*Objective*
Extract, from the listing that follows, each line containing the word "document".
== Material
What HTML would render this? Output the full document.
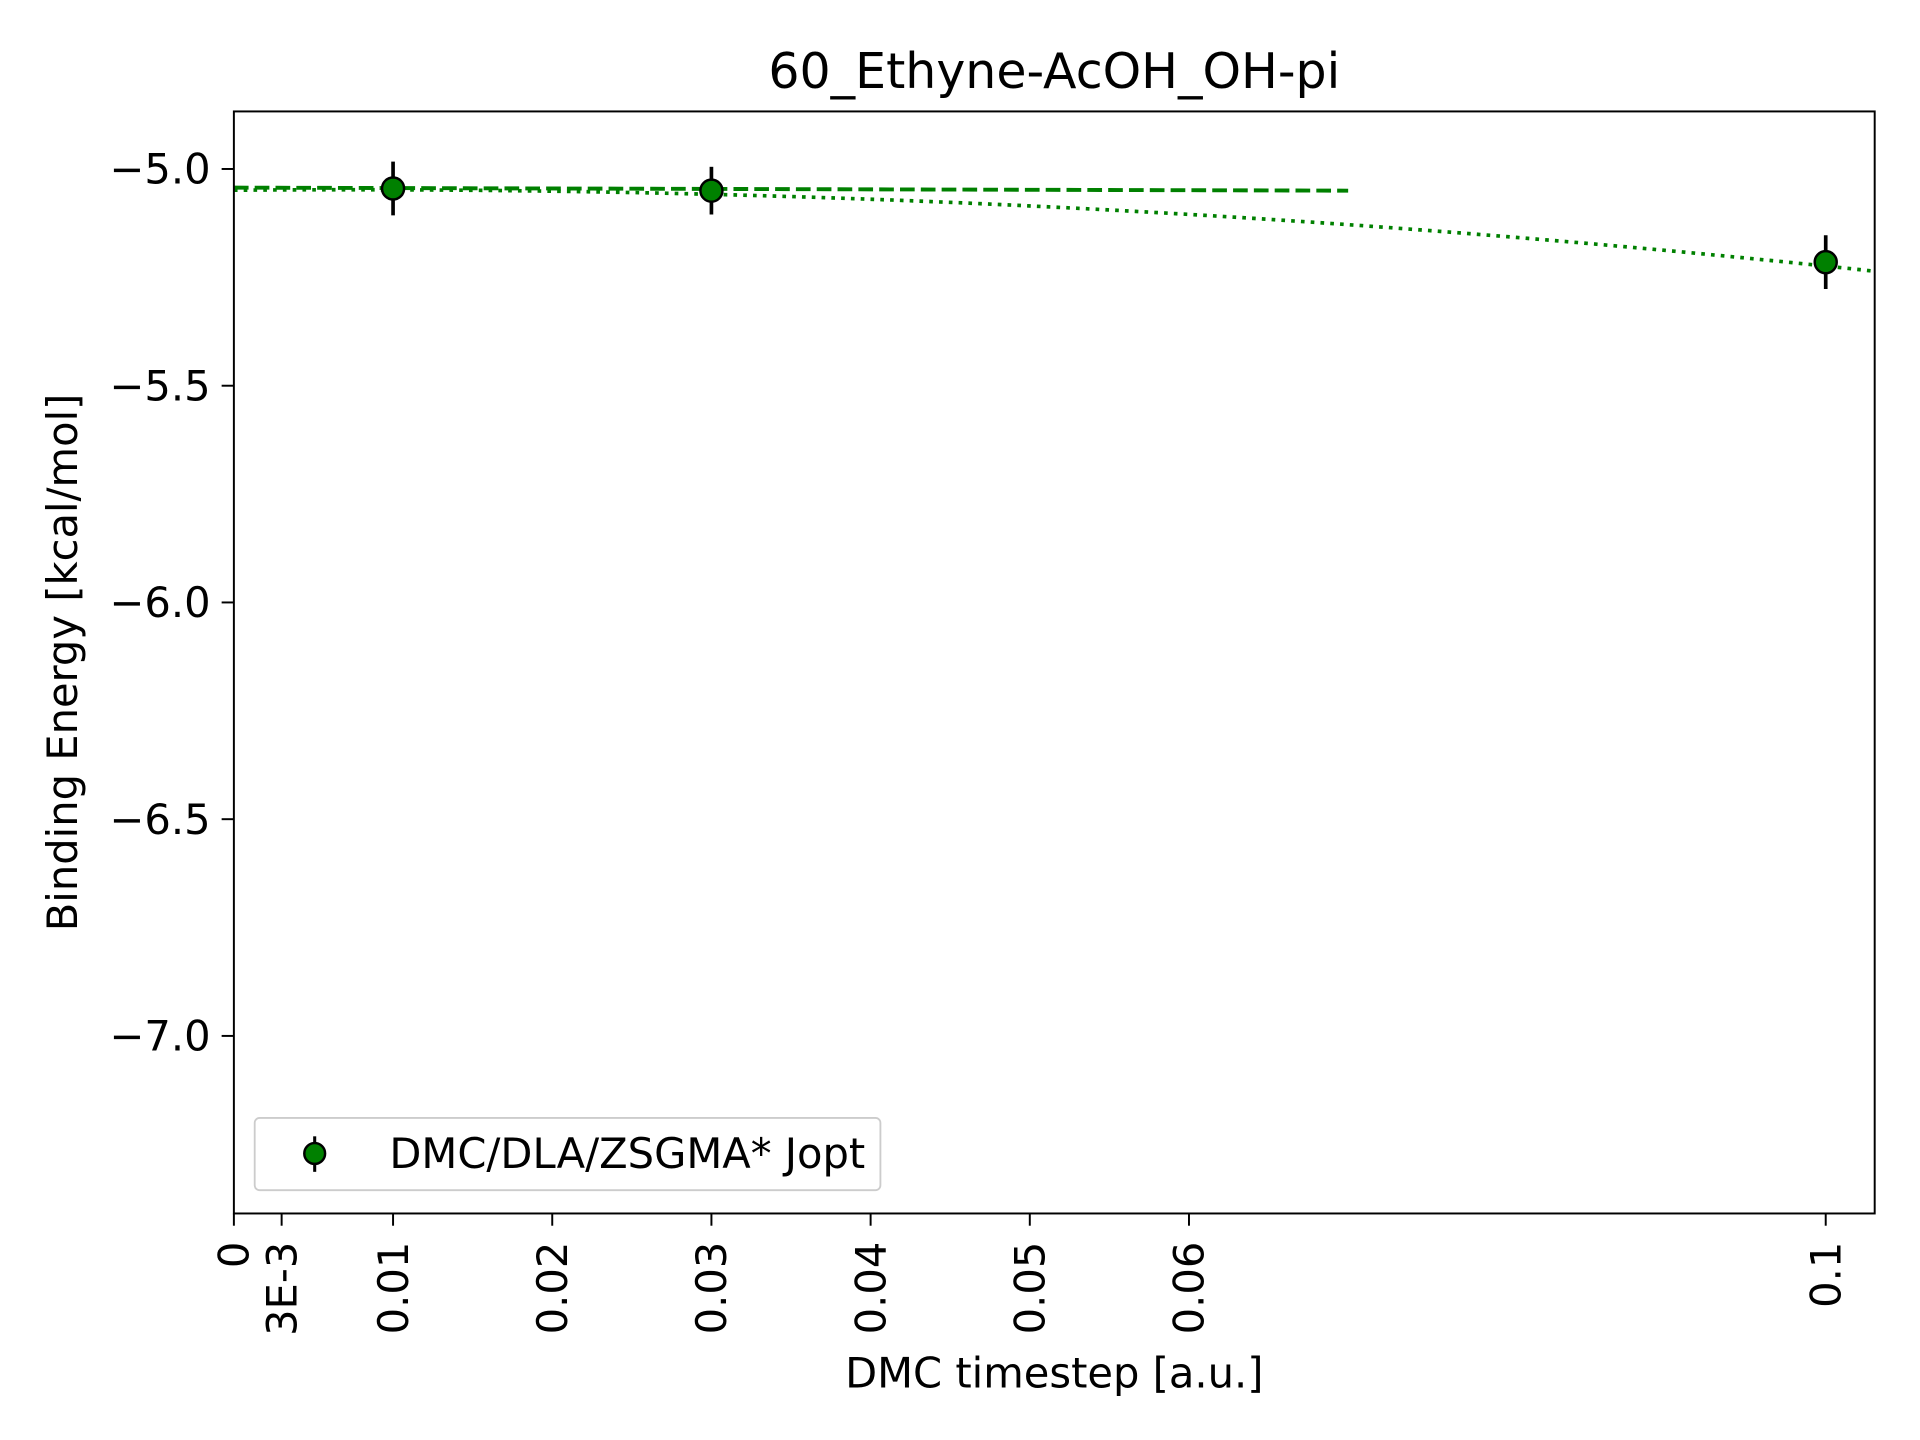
<!DOCTYPE html>
<html><head><meta charset="utf-8"><style>body{margin:0;background:#fff}svg{display:block}text{font-family:"DejaVu Sans","Liberation Sans",sans-serif;fill:#000}</style></head>
<body>
<svg id="chart" width="1920" height="1440" viewBox="0 0 1568 1176" xmlns="http://www.w3.org/2000/svg">
<rect width="1568" height="1176" fill="#fff"/>
<text x="861" y="72" font-size="40" text-anchor="middle">60_Ethyne-AcOH_OH-pi</text>
<g id="plot"></g>
<rect x="191" y="91" width="1340" height="900" fill="none" stroke="#000" stroke-width="1.6"/>
<text x="861" y="1133" font-size="34" text-anchor="middle">DMC timestep [a.u.]</text>
<text transform="translate(63,541) rotate(-90)" font-size="34" text-anchor="middle">Binding Energy [kcal/mol]</text>
<g>
<rect x="208" y="913" width="511" height="59" rx="4" fill="#fff" stroke="#ccc" stroke-width="1.5"/>
<line x1="257" y1="928" x2="257" y2="957" stroke="#000" stroke-width="2.5"/>
<circle cx="257" cy="942" r="8.5" fill="#008000" stroke="#000" stroke-width="2"/>
<text x="318" y="954" font-size="34">DMC/DLA/ZSGMA* Jopt</text>
</g>
<script>
const xs = [0.01, 0.03, 0.1];
const ys = [-5.045, -5.05, -5.215];
const errs = [0.062, 0.055, 0.062];
const xTicks = [0, 0.003, 0.01, 0.02, 0.03, 0.04, 0.05, 0.06, 0.1];
const xTickLabels = ["0", "3E-3", "0.01", "0.02", "0.03", "0.04", "0.05", "0.06", "0.1"];
const yTicks = [-5.0, -5.5, -6.0, -6.5, -7.0];
const yTickLabels = ["\u22125.0", "\u22125.5", "\u22126.0", "\u22126.5", "\u22127.0"];
const linFit = [-5.043, -0.1];
const quadFit = [-5.049, 0.3, -20.5];
const linRange = [0, 0.07];
const quadRange = [0, 0.103];

const X = v => 191 + v * 13000;
const Y = v => 138 + (-5.0 - v) * 354;
const NS = "http://www.w3.org/2000/svg";
const g = document.getElementById('plot');
function mk(tag, attrs, parent) {
  const e = document.createElementNS(NS, tag);
  for (const k in attrs) e.setAttribute(k, attrs[k]);
  (parent || g).appendChild(e);
  return e;
}
xTicks.forEach((t, i) => {
  const l = mk('line', {x1: X(t), x2: X(t), y1: 991, y2: 1001, stroke: '#000', 'stroke-width': 1.6});
  
  
  const tx = mk('text', {transform: `translate(${X(t) + 12},1014) rotate(-90)`, 'font-size': 34, 'text-anchor': 'end'});
  tx.textContent = xTickLabels[i];
  
  
});
yTicks.forEach((t, i) => {
  const l = mk('line', {x1: 181, x2: 191, y1: Y(t), y2: Y(t), stroke: '#000', 'stroke-width': 1.6});
  
  
  const tx = mk('text', {x: 172, y: Y(t) + 12, 'font-size': 34, 'text-anchor': 'end'});
  tx.textContent = yTickLabels[i];
  
  
});
const lin = mk('line', {x1: X(linRange[0]), y1: Y(linFit[0] + linFit[1]*linRange[0]), x2: X(linRange[1]), y2: Y(linFit[0] + linFit[1]*linRange[1]), stroke: '#008000', 'stroke-width': 3.2, 'stroke-dasharray': '12 5'});


let pts = [];
for (let k = 0; k <= 60; k++) {
  const x = quadRange[0] + (quadRange[1] - quadRange[0]) * k / 60;
  pts.push(X(x) + ',' + Y(quadFit[0] + quadFit[1]*x + quadFit[2]*x*x));
}
const q = mk('polyline', {points: pts.join(' '), fill: 'none', stroke: '#008000', 'stroke-width': 3, 'stroke-dasharray': '3 5'});


xs.forEach((x, i) => {
  const e = mk('line', {x1: X(x), x2: X(x), y1: Y(ys[i] + errs[i]), y2: Y(ys[i] - errs[i]), stroke: '#000', 'stroke-width': 3});
  
  
  const c = mk('circle', {cx: X(x), cy: Y(ys[i]), r: 9, fill: '#008000', stroke: '#000', 'stroke-width': 2});
  
  
});
</script>
</svg>
</body></html>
====
*Output for this exercise*
What HTML would render this? Output the full document.
const g = document.getElementById('plot');
  const e = document.createElementNS(NS, tag);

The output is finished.